Tuesday, August 21, 2018

Redo Recommendations Now: Vitamin D, Fake Data, and Hype

We all need Vitamin D, a hormone, but the challenge is in how to measure levels of Vitamin D, how to determine how much a person needs, and when necessary how to supplement it. Over the years it was difficult for me to reconcile how practically everyone I knew had a Vitamin D deficiency. Since we are not all part of one cohort and we are certainly a group that is diverse in many ways it seemed very odd that we all had the same deficiency.

An answer came in two recent articles. First and most concerning was the August 17, 2018 issue of Science article,"Tide of Lies— The researcher at the center of an epic scientific fraud remains an enigma to the scientists who exposed him."(DOI: 10.1126/science.361.6403.636). This analysis detailed that much of what we know about Vitamin D was based on Dr. Sato's fabricated studies. According to the article his work was "referenced more than 1,000 times, and 23 systematic reviews or meta-analyses have included one or more of the 12 trials." Second, on August 18, 2018 A Kaiser Health News investigation for The New York Times, "Vitamin D, the Sunshine Supplement, Has Shadowy Money Behind It," revealed the effect of one person on an entire field of practice.
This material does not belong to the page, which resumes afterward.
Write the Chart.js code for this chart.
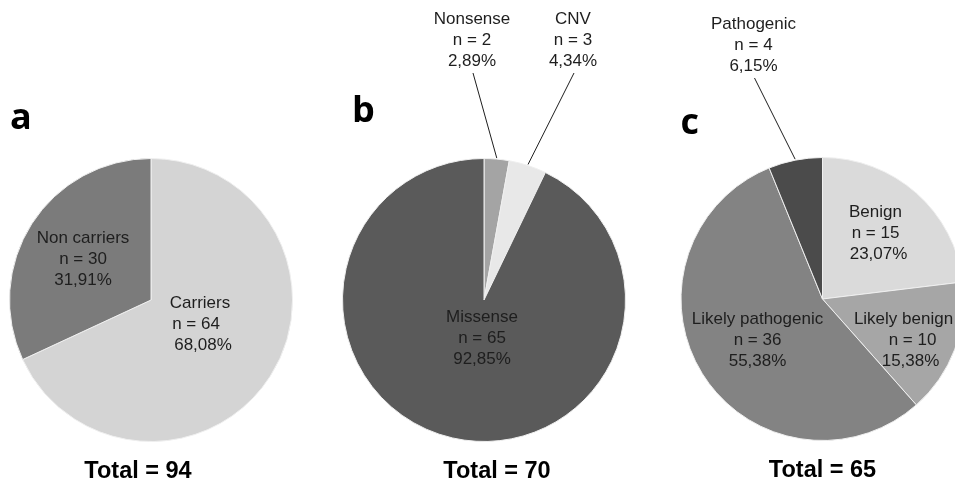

Both are disturbing commentary on the state of our knowledge...and our sense of responsibility to one another. How fast will clinical practice change to take this fake data and hype into account? How long will it take to change the Recommendations for Vitamin D Supplementation, the Algorithms in medical decision making and AI, and all the other information that we give and have been giving. Given this evidence how do we answer the question, "Do I stop taking my Vitamin D?"